**THE REQUEST**
Go through the material and pull out every line with the string "Give" in it.

**RECORD LIST**
•••

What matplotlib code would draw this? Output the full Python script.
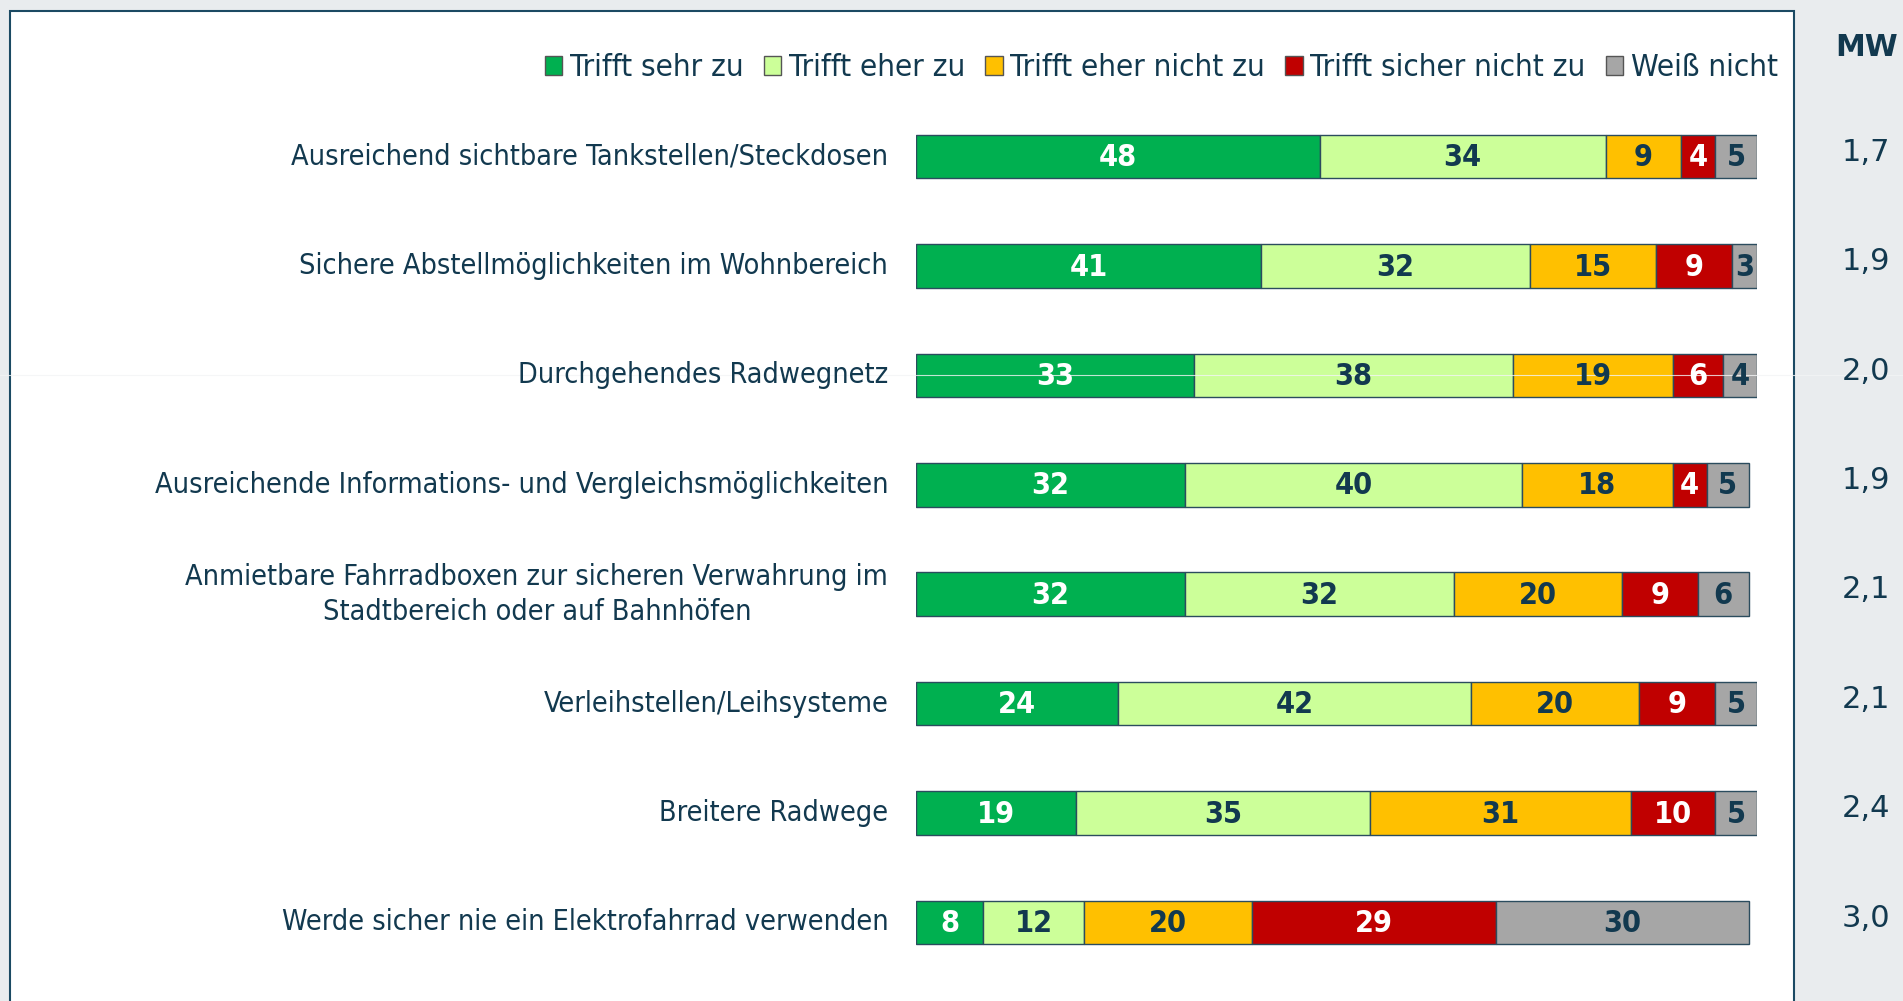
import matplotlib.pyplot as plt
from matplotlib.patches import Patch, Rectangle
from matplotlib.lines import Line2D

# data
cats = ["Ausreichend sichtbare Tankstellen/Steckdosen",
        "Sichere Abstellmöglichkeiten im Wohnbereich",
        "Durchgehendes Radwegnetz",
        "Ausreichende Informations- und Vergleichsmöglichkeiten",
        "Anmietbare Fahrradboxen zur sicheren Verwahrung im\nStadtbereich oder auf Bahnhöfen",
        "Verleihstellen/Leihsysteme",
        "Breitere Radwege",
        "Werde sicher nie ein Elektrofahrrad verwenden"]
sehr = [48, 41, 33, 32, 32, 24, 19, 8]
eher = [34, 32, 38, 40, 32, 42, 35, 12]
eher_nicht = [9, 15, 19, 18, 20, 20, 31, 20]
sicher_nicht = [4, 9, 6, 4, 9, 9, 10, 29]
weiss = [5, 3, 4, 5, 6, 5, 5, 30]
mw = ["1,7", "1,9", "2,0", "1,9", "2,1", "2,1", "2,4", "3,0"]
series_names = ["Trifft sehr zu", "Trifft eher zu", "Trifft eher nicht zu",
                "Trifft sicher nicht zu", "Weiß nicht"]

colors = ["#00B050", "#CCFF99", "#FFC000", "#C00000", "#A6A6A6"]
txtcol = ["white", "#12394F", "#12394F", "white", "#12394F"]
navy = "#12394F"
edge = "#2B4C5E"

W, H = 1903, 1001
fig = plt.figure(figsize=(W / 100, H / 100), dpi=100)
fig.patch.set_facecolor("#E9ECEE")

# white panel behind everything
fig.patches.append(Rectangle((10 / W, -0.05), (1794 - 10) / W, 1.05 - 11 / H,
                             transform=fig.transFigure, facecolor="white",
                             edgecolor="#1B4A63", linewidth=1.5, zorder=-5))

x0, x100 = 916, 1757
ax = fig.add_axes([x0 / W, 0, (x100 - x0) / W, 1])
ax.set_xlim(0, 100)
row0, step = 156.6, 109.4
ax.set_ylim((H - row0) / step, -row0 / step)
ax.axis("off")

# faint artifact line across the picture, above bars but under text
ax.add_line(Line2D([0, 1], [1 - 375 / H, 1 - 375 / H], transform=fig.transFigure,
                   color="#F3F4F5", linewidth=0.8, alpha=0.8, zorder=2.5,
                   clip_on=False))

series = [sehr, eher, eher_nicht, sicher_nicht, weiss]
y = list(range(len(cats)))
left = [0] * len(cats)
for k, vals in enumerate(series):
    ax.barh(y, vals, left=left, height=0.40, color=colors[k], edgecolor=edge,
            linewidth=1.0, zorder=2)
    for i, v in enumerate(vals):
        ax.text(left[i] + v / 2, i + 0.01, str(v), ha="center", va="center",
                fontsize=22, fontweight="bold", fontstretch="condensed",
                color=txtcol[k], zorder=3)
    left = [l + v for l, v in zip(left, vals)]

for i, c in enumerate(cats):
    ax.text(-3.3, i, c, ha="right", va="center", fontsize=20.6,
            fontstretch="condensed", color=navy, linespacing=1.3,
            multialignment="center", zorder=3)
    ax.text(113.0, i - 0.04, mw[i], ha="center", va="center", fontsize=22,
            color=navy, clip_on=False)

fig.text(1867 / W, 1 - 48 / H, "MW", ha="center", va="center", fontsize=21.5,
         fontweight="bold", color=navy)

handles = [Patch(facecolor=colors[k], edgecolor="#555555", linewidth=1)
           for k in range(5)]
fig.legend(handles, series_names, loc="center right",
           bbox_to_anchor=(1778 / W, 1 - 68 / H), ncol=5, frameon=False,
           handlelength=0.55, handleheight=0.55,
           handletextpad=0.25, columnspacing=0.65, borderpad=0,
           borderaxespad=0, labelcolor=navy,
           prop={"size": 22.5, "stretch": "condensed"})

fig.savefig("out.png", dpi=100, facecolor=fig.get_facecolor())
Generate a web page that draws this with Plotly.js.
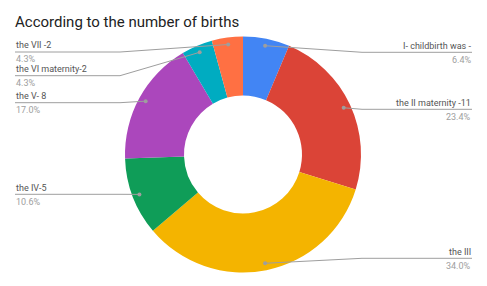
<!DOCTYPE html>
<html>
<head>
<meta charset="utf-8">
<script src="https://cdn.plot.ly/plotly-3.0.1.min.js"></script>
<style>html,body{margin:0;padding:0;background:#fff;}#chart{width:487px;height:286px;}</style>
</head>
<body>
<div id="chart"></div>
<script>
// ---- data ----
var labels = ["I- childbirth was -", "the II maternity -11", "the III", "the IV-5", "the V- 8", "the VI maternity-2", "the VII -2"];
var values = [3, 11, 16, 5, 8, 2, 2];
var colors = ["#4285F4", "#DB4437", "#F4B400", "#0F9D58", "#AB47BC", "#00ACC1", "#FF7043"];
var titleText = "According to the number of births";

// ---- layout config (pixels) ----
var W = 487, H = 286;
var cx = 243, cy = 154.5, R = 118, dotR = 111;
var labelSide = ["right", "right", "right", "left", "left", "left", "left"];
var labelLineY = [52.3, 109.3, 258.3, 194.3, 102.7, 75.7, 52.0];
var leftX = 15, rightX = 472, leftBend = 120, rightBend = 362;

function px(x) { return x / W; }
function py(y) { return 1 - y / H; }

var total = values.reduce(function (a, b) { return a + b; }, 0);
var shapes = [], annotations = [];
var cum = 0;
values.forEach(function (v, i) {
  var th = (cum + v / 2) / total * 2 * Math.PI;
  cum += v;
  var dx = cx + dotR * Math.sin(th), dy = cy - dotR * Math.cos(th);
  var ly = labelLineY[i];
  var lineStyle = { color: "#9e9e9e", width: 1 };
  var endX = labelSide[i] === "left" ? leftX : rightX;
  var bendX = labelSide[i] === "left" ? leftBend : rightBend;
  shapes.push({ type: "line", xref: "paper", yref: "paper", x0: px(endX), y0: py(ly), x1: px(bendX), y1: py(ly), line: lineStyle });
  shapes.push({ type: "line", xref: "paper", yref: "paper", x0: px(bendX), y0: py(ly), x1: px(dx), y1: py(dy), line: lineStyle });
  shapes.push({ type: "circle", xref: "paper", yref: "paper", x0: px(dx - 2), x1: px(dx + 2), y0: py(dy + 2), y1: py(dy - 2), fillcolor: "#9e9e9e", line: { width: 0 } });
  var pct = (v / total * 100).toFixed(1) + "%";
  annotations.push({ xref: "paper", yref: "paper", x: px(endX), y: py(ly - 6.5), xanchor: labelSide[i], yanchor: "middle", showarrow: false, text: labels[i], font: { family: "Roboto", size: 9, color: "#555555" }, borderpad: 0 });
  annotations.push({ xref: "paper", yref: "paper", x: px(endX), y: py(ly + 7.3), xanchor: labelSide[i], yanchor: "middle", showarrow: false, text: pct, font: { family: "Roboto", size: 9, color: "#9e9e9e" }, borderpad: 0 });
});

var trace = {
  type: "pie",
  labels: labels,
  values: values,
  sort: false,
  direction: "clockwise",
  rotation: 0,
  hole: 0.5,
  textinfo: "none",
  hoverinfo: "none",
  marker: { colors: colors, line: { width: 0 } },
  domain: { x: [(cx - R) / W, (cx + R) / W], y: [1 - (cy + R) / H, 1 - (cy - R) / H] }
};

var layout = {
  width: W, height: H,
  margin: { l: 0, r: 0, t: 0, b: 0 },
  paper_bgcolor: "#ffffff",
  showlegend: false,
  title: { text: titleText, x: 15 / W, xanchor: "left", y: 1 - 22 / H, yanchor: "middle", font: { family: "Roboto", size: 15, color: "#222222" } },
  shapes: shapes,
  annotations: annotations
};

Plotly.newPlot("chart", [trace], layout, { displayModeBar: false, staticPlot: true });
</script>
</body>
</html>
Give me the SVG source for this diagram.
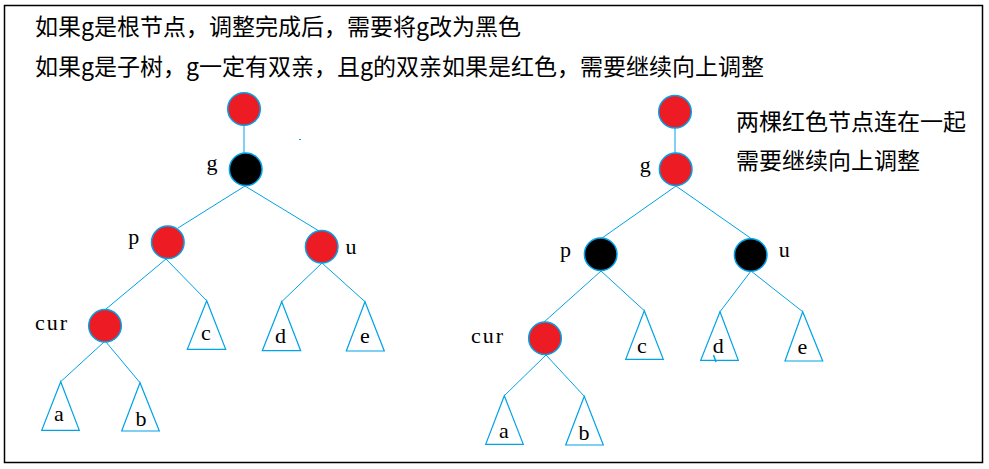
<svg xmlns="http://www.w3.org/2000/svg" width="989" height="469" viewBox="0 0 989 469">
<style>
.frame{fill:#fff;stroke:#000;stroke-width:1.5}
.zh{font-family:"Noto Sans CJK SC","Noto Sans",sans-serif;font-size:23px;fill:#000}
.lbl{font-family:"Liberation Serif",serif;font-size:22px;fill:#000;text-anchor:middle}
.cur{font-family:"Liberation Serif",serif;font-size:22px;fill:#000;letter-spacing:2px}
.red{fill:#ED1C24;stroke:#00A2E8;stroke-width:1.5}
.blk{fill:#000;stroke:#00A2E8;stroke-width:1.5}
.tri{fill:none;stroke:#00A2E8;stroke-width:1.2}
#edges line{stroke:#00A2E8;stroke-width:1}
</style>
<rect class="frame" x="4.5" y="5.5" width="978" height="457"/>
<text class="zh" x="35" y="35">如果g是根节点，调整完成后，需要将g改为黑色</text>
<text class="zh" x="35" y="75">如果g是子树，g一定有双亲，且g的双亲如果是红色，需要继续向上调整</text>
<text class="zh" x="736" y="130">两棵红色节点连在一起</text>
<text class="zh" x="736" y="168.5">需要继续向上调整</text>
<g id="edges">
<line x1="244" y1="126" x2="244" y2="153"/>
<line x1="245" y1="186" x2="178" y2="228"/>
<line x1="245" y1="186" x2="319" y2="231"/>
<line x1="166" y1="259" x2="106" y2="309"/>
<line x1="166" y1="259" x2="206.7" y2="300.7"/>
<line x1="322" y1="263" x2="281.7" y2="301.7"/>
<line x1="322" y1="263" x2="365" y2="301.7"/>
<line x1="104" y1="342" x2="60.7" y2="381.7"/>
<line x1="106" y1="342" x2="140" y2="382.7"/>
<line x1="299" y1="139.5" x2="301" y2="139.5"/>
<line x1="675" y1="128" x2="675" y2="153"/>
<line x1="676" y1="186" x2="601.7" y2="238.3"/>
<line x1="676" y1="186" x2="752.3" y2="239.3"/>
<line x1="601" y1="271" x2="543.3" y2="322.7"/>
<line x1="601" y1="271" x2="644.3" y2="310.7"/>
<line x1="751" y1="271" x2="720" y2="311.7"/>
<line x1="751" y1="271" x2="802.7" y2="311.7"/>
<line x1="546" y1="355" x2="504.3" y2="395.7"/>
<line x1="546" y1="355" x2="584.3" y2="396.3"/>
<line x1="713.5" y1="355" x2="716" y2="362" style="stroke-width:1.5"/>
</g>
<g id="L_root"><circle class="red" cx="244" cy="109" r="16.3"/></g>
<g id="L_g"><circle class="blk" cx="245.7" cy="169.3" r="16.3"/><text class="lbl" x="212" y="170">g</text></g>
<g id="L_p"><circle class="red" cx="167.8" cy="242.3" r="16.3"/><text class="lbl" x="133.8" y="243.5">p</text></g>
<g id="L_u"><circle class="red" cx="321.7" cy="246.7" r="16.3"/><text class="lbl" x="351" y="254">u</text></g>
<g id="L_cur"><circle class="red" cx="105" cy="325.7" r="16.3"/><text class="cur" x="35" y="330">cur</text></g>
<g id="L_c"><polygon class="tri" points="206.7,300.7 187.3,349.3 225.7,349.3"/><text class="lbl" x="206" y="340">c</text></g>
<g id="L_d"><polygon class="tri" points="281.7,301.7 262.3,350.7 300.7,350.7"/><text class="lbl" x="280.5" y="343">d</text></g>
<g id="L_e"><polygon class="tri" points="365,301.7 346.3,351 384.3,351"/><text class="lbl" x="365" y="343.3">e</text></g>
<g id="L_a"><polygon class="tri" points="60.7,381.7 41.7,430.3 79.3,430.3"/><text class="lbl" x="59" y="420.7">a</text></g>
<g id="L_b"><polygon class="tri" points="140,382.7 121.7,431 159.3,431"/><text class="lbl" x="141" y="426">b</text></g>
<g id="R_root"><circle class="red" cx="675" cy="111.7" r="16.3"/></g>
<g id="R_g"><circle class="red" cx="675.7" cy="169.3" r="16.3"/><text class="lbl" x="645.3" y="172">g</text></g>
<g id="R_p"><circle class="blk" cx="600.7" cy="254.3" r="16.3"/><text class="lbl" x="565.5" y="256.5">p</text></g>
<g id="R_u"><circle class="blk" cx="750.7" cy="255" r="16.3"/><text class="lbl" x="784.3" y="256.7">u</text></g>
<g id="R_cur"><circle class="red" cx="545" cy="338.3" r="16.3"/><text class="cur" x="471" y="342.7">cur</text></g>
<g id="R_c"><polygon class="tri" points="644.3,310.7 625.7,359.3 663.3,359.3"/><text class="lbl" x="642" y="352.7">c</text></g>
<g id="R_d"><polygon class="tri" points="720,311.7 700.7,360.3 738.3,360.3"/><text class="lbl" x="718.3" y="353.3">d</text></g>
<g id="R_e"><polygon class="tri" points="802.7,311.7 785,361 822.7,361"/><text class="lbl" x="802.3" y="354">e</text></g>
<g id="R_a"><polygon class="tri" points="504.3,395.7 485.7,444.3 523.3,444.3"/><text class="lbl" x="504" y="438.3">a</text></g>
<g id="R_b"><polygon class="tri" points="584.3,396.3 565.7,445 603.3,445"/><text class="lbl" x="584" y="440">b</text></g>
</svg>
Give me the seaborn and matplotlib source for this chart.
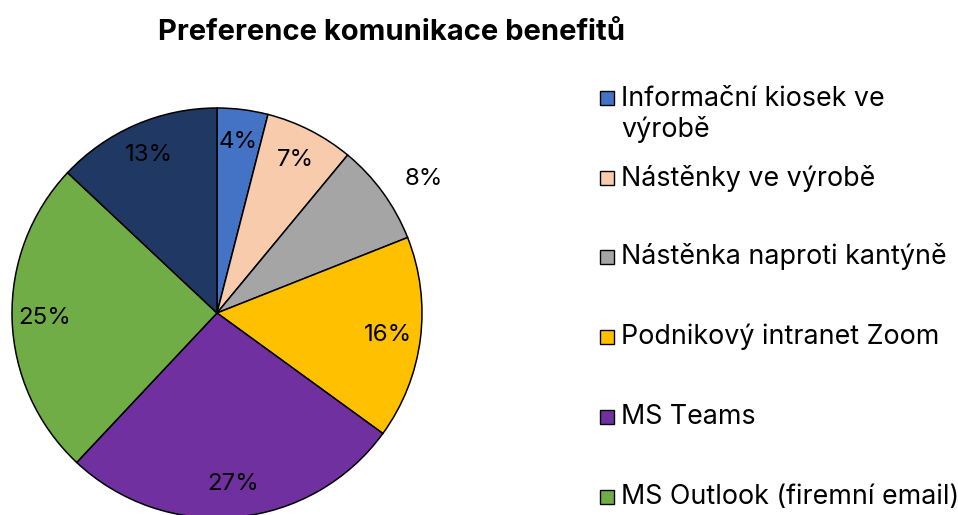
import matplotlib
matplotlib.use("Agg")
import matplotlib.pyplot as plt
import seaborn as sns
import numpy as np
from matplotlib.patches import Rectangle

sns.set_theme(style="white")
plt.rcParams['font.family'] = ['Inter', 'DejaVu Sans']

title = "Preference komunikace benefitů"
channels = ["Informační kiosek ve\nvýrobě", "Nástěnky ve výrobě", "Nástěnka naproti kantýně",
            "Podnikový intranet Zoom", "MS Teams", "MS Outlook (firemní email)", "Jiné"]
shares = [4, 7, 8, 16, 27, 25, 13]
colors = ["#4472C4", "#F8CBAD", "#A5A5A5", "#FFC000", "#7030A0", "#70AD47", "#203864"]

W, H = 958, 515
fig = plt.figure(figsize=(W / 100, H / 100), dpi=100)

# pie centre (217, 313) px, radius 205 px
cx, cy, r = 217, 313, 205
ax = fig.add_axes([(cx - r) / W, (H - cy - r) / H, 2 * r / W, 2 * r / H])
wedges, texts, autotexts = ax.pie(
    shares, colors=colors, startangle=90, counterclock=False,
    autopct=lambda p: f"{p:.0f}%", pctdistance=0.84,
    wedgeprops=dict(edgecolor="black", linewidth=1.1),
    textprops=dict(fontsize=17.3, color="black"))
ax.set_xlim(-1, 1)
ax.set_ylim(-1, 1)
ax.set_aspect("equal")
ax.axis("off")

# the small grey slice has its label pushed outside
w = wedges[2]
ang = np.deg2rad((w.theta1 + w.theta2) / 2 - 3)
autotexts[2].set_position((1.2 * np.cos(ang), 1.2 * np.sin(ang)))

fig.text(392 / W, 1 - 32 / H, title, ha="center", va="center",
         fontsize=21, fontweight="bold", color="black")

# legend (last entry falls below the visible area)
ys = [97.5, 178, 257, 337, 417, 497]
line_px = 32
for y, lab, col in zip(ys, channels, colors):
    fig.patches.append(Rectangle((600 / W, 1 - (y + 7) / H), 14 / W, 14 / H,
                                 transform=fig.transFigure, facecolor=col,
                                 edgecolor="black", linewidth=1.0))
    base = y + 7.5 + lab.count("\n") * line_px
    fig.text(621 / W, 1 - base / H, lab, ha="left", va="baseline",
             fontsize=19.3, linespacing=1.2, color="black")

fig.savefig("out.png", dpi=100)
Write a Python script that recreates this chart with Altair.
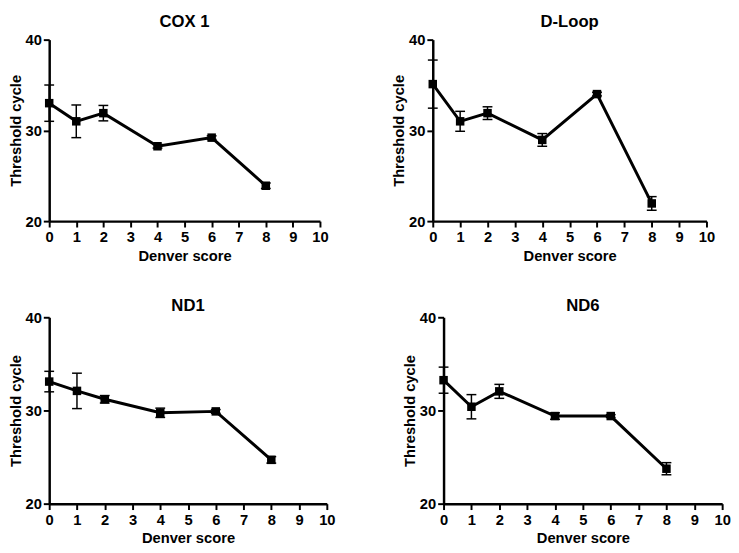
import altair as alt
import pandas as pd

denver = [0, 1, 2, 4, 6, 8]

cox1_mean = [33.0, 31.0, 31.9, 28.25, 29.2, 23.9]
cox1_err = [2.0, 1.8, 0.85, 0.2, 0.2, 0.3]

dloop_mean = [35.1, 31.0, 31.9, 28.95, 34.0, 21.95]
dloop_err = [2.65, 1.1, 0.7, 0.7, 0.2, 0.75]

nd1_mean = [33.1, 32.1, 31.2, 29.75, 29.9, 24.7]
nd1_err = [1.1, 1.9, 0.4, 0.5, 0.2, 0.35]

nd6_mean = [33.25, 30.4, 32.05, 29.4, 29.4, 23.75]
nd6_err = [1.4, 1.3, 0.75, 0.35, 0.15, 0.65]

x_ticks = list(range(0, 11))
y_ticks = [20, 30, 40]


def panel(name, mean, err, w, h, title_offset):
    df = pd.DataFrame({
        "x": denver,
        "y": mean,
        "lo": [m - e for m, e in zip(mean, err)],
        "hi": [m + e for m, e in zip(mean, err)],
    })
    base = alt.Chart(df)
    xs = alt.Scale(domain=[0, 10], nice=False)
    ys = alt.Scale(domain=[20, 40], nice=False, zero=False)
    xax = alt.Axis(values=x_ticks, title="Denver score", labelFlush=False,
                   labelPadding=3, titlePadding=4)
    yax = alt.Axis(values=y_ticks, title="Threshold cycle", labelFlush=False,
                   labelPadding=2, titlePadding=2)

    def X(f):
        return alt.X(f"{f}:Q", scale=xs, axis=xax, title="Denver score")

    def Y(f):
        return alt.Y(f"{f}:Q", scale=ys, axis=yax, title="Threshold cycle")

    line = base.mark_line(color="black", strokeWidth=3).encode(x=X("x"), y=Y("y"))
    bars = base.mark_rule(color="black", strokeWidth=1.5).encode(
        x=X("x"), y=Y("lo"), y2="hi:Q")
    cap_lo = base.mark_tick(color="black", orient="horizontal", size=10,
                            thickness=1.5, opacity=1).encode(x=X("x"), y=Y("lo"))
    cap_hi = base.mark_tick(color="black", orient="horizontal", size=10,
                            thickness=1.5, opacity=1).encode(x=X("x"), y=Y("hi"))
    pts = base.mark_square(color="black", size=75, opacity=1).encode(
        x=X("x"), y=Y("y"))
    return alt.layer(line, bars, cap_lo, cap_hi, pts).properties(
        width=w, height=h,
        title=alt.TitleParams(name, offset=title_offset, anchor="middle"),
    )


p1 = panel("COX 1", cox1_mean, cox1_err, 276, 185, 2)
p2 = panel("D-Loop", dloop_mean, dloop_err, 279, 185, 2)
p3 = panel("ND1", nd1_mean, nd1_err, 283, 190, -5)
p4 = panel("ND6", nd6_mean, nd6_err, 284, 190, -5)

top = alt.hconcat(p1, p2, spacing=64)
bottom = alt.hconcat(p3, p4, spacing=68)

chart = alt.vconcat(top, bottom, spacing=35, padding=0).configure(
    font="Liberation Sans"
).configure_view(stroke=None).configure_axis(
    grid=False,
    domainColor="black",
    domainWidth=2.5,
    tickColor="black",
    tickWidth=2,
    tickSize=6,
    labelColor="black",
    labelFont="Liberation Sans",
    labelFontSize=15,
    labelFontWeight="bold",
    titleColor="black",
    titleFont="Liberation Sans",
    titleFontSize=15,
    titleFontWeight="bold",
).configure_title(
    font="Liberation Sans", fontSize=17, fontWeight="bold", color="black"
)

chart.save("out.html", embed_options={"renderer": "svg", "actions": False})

•••

**FINISHED TASK**
Give me the SVG source for this diagram.
Give me the seaborn and matplotlib source for this chart.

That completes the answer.